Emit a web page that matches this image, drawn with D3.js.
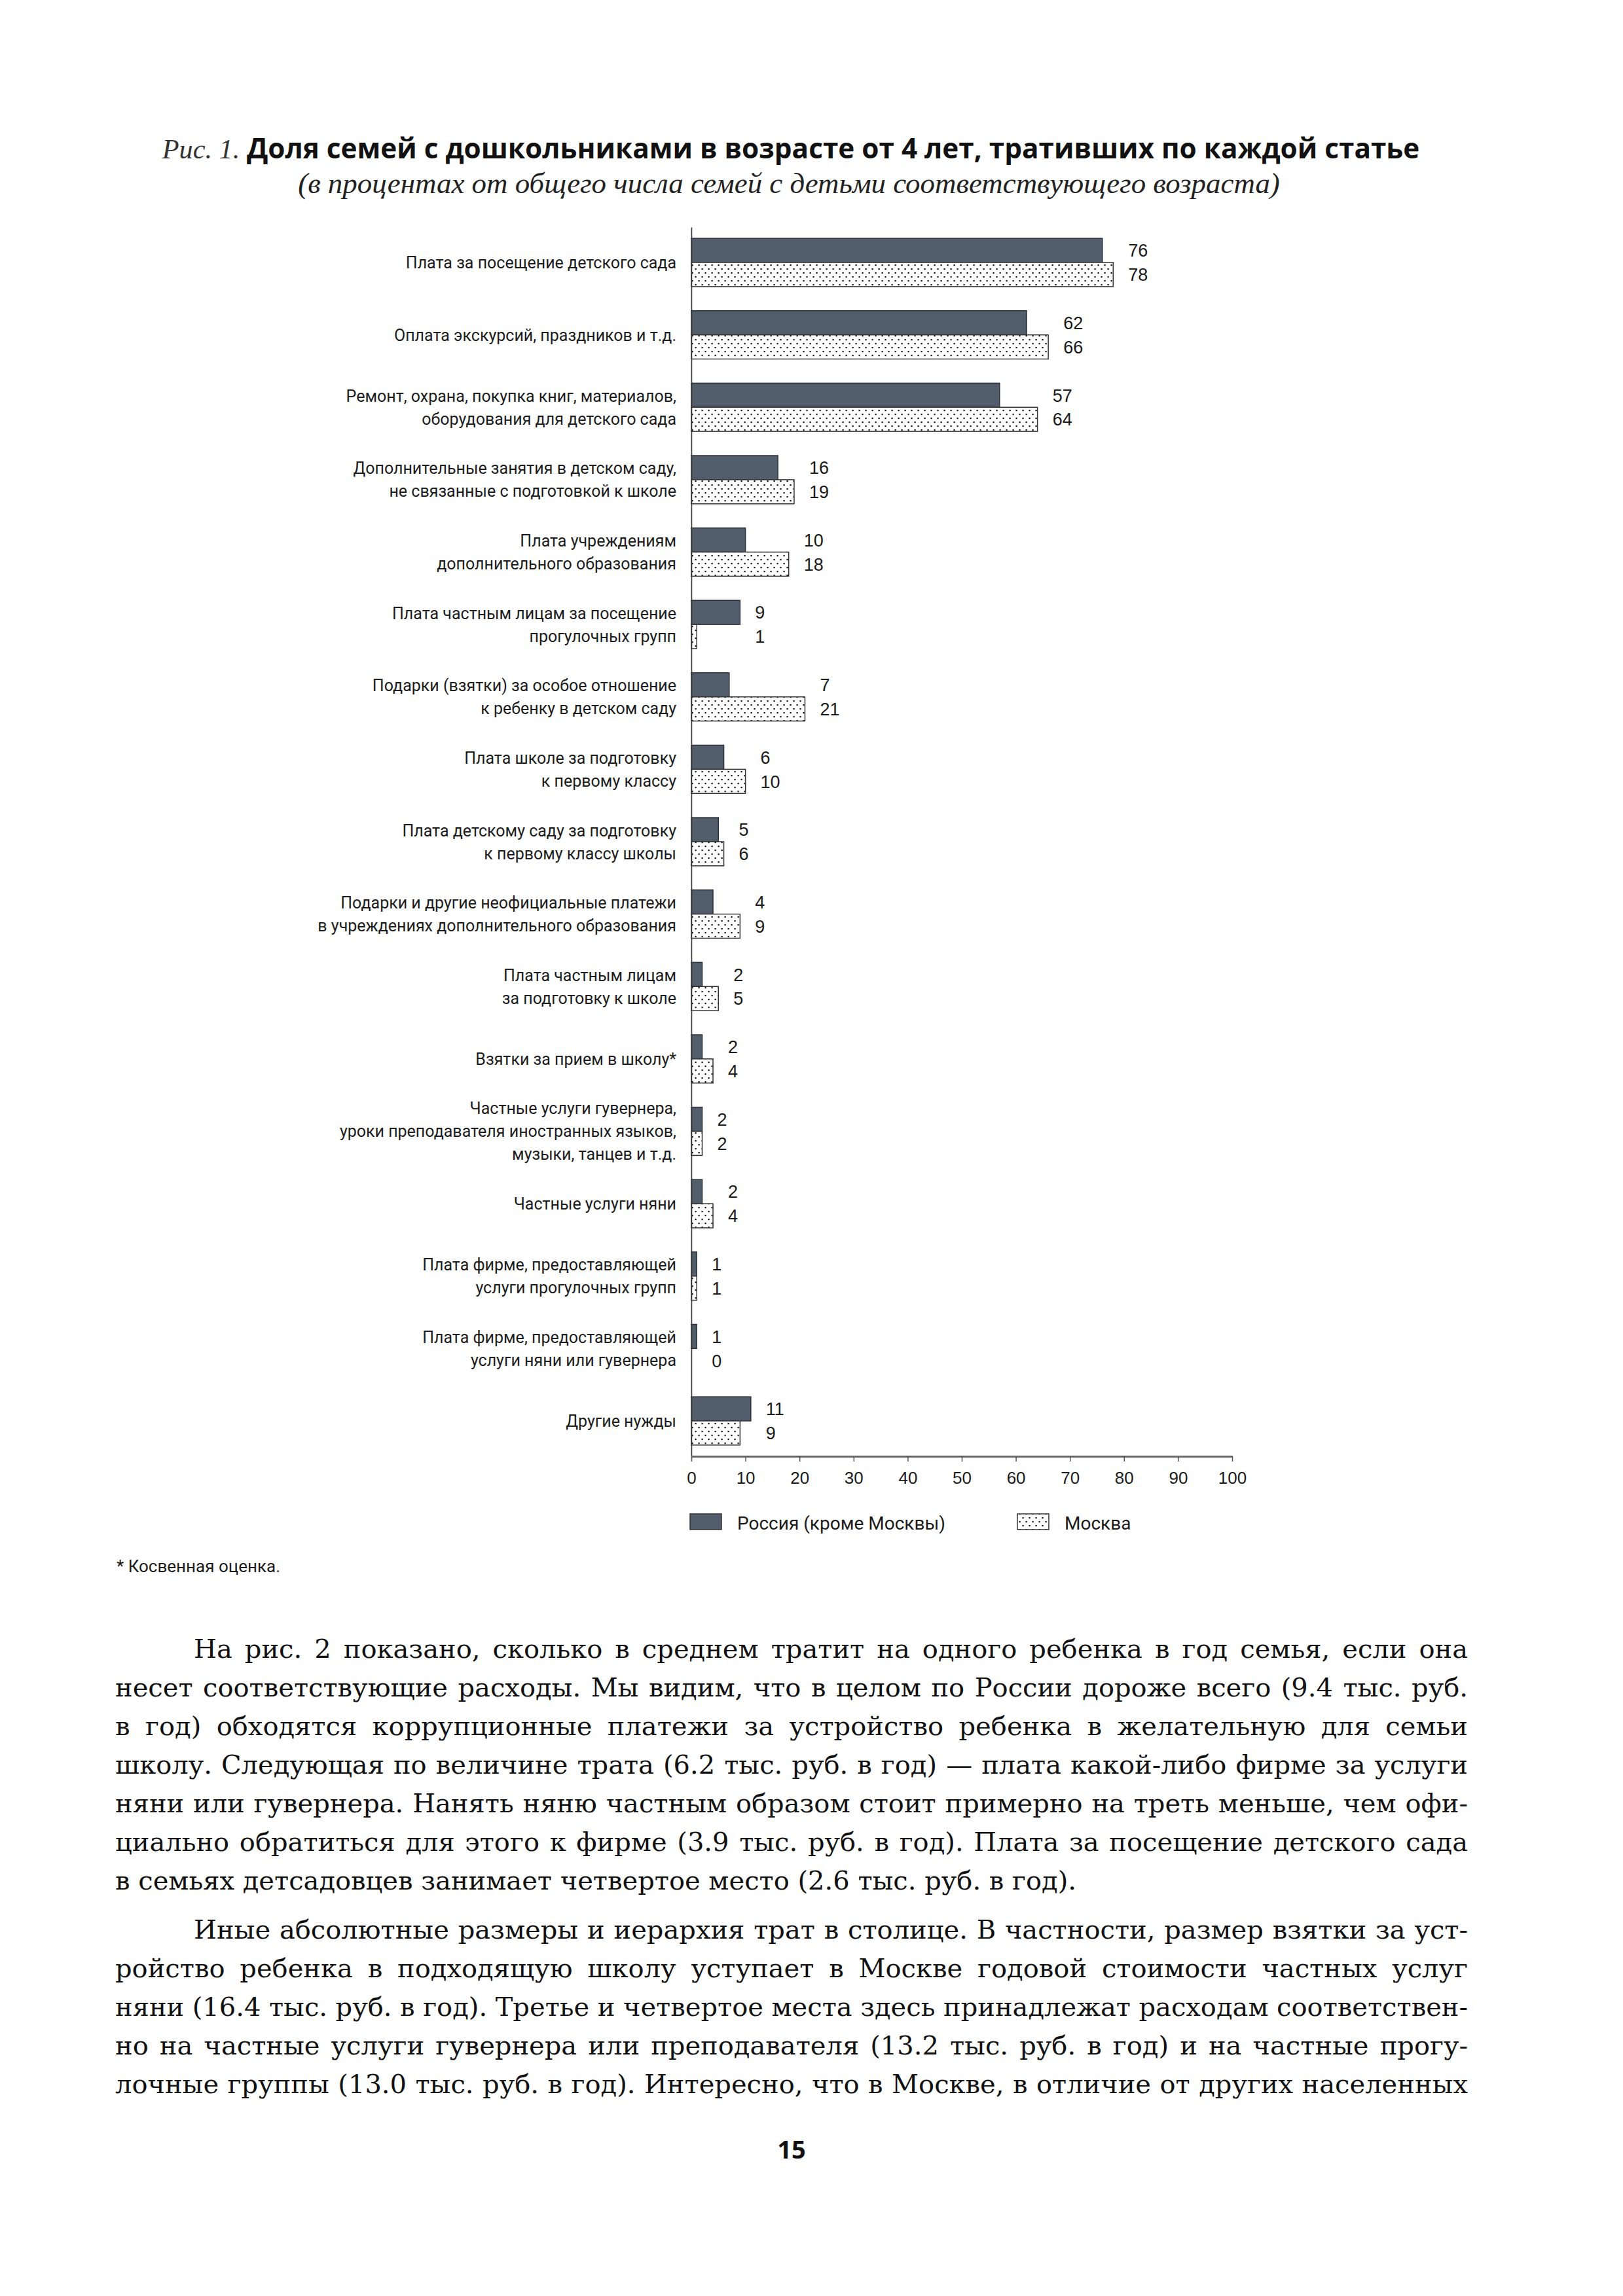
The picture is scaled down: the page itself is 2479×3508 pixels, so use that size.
<!DOCTYPE html>
<html>
<head>
<meta charset="utf-8">
<script src="https://cdn.jsdelivr.net/npm/d3@7"></script>
<style>html,body{margin:0;padding:0;background:#fff}</style>
</head>
<body>
<div id="page"></div>
<script>
// Рис. 1 — доля семей с дошкольниками, тративших по каждой статье (%)
var categories = [
    "Плата за посещение детского сада",
    "Оплата экскурсий, праздников и т.д.",
    "Ремонт, охрана, покупка книг, материалов,\nоборудования для детского сада",
    "Дополнительные занятия в детском саду,\nне связанные с подготовкой к школе",
    "Плата учреждениям\nдополнительного образования",
    "Плата частным лицам за посещение\nпрогулочных групп",
    "Подарки (взятки) за особое отношение\nк ребенку в детском саду",
    "Плата школе за подготовку\nк первому классу",
    "Плата детскому саду за подготовку\nк первому классу школы",
    "Подарки и другие неофициальные платежи\nв учреждениях дополнительного образования",
    "Плата частным лицам\nза подготовку к школе",
    "Взятки за прием в школу*",
    "Частные услуги гувернера,\nуроки преподавателя иностранных языков,\nмузыки, танцев и т.д.",
    "Частные услуги няни",
    "Плата фирме, предоставляющей\nуслуги прогулочных групп",
    "Плата фирме, предоставляющей\nуслуги няни или гувернера",
    "Другие нужды"
];
var russia = [76, 62, 57, 16, 10, 9, 7, 6, 5, 4, 2, 2, 2, 2, 1, 1, 11];
var moscow = [78, 66, 64, 19, 18, 1, 21, 10, 6, 9, 5, 4, 2, 4, 1, 0, 9];
var xTicks = [0, 10, 20, 30, 40, 50, 60, 70, 80, 90, 100];
var seriesNames = ["Россия (кроме Москвы)", "Москва"];

var paragraph1 = [
    "На рис. 2 показано, сколько в среднем тратит на одного ребенка в год семья, если она",
    "несет соответствующие расходы. Мы видим, что в целом по России дороже всего (9.4 тыс. руб.",
    "в год) обходятся коррупционные платежи за устройство ребенка в желательную для семьи",
    "школу. Следующая по величине трата (6.2 тыс. руб. в год) — плата какой-либо фирме за услуги",
    "няни или гувернера. Нанять няню частным образом стоит примерно на треть меньше, чем офи-",
    "циально обратиться для этого к фирме (3.9 тыс. руб. в год). Плата за посещение детского сада",
    "в семьях детсадовцев занимает четвертое место (2.6 тыс. руб. в год)."
];
var paragraph2 = [
    "Иные абсолютные размеры и иерархия трат в столице. В частности, размер взятки за уст-",
    "ройство ребенка в подходящую школу уступает в Москве годовой стоимости частных услуг",
    "няни (16.4 тыс. руб. в год). Третье и четвертое места здесь принадлежат расходам соответствен-",
    "но на частные услуги гувернера или преподавателя (13.2 тыс. руб. в год) и на частные прогу-",
    "лочные группы (13.0 тыс. руб. в год). Интересно, что в Москве, в отличие от других населенных"
];

var W = 2479, H = 3508;
var DARK = "#525e6b";
var SANS = "Roboto, 'Open Sans', sans-serif";
var SERIF = "'DejaVu Serif', 'Liberation Serif', serif";

var svg = d3.select("#page").append("svg").attr("width", W).attr("height", H)
    .style("display", "block").style("background", "#fff");

// scale a text element so its length equals the target width
function fitWidth(sel, target) {
    var w = sel.node().getComputedTextLength();
    var fs = parseFloat(sel.attr("font-size"));
    sel.attr("font-size", fs * target / w);
}

// --- title ---
var title = svg.append("text").attr("x", 1208).attr("y", 242).attr("text-anchor", "middle")
    .attr("font-size", 40).attr("fill", "#111");
title.append("tspan").attr("font-family", "'Liberation Serif', serif").attr("font-style", "italic")
    .attr("fill", "#333").text("Рис. 1. ");
title.append("tspan").attr("font-family", "'Open Sans', sans-serif").attr("font-weight", "bold")
    .text("Доля семей с дошкольниками в возрасте от 4 лет, тративших по каждой статье");
fitWidth(title, 1921);

var sub = svg.append("text").attr("x", 1205).attr("y", 295).attr("text-anchor", "middle")
    .attr("font-size", 38).attr("font-family", "'Liberation Serif', serif").attr("font-style", "italic")
    .attr("fill", "#222").text("(в процентах от общего числа семей с детьми соответствующего возраста)");
fitWidth(sub, 1500);

// --- chart ---
var defs = svg.append("defs");
var pat = defs.append("pattern").attr("id", "dots").attr("patternUnits", "userSpaceOnUse")
    .attr("width", 10).attr("height", 12);
pat.append("rect").attr("width", 10).attr("height", 12).attr("fill", "#fff");
pat.append("rect").attr("x", 1.5).attr("y", 2).attr("width", 2.2).attr("height", 2.2).attr("fill", "#111");
pat.append("rect").attr("x", 6.5).attr("y", 8).attr("width", 2.2).attr("height", 2.2).attr("fill", "#111");

var x = d3.scaleLinear().domain([0, 100]).range([1056, 1882]);
var y = d3.scaleBand().domain(d3.range(categories.length)).range([347, 2225])
    .paddingInner(1 / 3).paddingOuter(0.155);
var bh = y.bandwidth() / 2;

var g = svg.append("g");

g.selectAll("rect.ru").data(russia).enter().append("rect").attr("class", "ru")
    .attr("x", x(0)).attr("y", function (d, i) { return y(i); })
    .attr("width", function (d) { return x(d) - x(0); }).attr("height", bh)
    .attr("fill", DARK).attr("stroke", "#2b3138").attr("stroke-width", 1.5);

g.selectAll("rect.mo").data(moscow).enter().append("rect").attr("class", "mo")
    .attr("x", x(0)).attr("y", function (d, i) { return y(i) + bh; })
    .attr("width", function (d) { return x(d) - x(0); }).attr("height", bh)
    .attr("fill", "url(#dots)").attr("stroke", function (d) { return d > 0 ? "#333" : "none"; })
    .attr("stroke-width", 1.5);

// value labels, left-aligned past the longer bar of the pair
function labelX(i) { return x(Math.max(russia[i], moscow[i])) + 23; }
g.selectAll("text.vru").data(russia).enter().append("text").attr("class", "vru")
    .attr("x", function (d, i) { return labelX(i); })
    .attr("y", function (d, i) { return y(i) + bh / 2; })
    .attr("dy", "0.36em").attr("font-family", "'Liberation Sans', Arial, sans-serif")
    .attr("font-size", 27).attr("fill", "#1a1a1a").text(function (d) { return d; });
g.selectAll("text.vmo").data(moscow).enter().append("text").attr("class", "vmo")
    .attr("x", function (d, i) { return labelX(i); })
    .attr("y", function (d, i) { return y(i) + bh * 1.5; })
    .attr("dy", "0.36em").attr("font-family", "'Liberation Sans', Arial, sans-serif")
    .attr("font-size", 27).attr("fill", "#1a1a1a").text(function (d) { return d; });

// category labels (multi-line, right aligned)
var cat = g.selectAll("text.cat").data(categories).enter().append("text").attr("class", "cat")
    .attr("text-anchor", "end").attr("font-family", SANS).attr("font-size", 25).attr("fill", "#1c1c1c");
cat.each(function (d, i) {
    var lines = d.split("\n");
    var cy = y(i) + y.bandwidth() / 2;
    var lh = 35;
    var t = d3.select(this);
    lines.forEach(function (ln, k) {
        t.append("tspan").attr("x", 1033)
            .attr("y", cy + (k - (lines.length - 1) / 2) * lh).attr("dy", "0.36em").text(ln);
    });
});

// vertical axis line
svg.append("g").attr("transform", "translate(" + x(0) + ",0)")
    .call(d3.axisLeft(y).tickSize(0).tickSizeOuter(0).tickFormat(""))
    .call(function (a) { a.select(".domain").attr("stroke", "#333").attr("stroke-width", 1.5); });

// horizontal axis
svg.append("g").attr("transform", "translate(0,2225)")
    .call(d3.axisBottom(x).tickValues(xTicks).tickSize(8).tickSizeOuter(0).tickPadding(16))
    .call(function (a) {
        a.select(".domain").attr("stroke", "#666").attr("stroke-width", 3);
        a.selectAll(".tick line").attr("stroke", "#555").attr("stroke-width", 1.5);
        a.selectAll(".tick text").attr("font-family", "'Liberation Sans', Arial, sans-serif")
            .attr("font-size", 26).attr("fill", "#1a1a1a");
    });

// legend
var legend = svg.append("g");
var legX = [1054, 1554];
seriesNames.forEach(function (name, i) {
    legend.append("rect").attr("x", legX[i]).attr("y", 2313).attr("width", 48).attr("height", 24)
        .attr("fill", i === 0 ? DARK : "url(#dots)").attr("stroke", "#333").attr("stroke-width", 1.5);
    legend.append("text").attr("x", legX[i] + 72).attr("y", 2337)
        .attr("font-family", SANS).attr("font-size", 28).attr("fill", "#1a1a1a").text(name);
});

// footnote
svg.append("text").attr("x", 178).attr("y", 2402).attr("font-family", SANS).attr("font-size", 26)
    .attr("fill", "#1a1a1a").text("* Косвенная оценка.");

// --- body text, justified line by line via word spacing ---
var left = 176, right = 2242, indent = 120, lineStep = 59, bodySize = 40;
function paragraph(lines, baseline, lastJustified) {
    lines.forEach(function (ln, k) {
        var x0 = k === 0 ? left + indent : left;
        var t = svg.append("text").attr("x", x0).attr("y", baseline + k * lineStep)
            .attr("font-family", SERIF).attr("font-size", bodySize).attr("fill", "#111").text(ln);
        if (k < lines.length - 1 || lastJustified) {
            var natural = t.node().getComputedTextLength();
            var spaces = (ln.match(/ /g) || []).length;
            if (spaces > 0) {
                t.style("word-spacing", ((right - x0 - natural) / spaces) + "px");
            }
            var w2 = t.node().getComputedTextLength();
            if (Math.abs(w2 - (right - x0)) > 2) {
                t.style("word-spacing", null)
                    .attr("textLength", right - x0).attr("lengthAdjust", "spacing");
            }
        }
    });
}
paragraph(paragraph1, 2533, false);
paragraph(paragraph2, 2962, true);

// page number
svg.append("text").attr("x", 1209).attr("y", 3298).attr("text-anchor", "middle")
    .attr("font-family", "'Open Sans', sans-serif").attr("font-weight", "bold").attr("font-size", 38)
    .attr("fill", "#111").text("15");
</script>
</body>
</html>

→ WHAT NEEDS TO BE DONE:
Find the lines of the material that hold the word "this" and report their count alone.

→ ANSWER BELOW:
2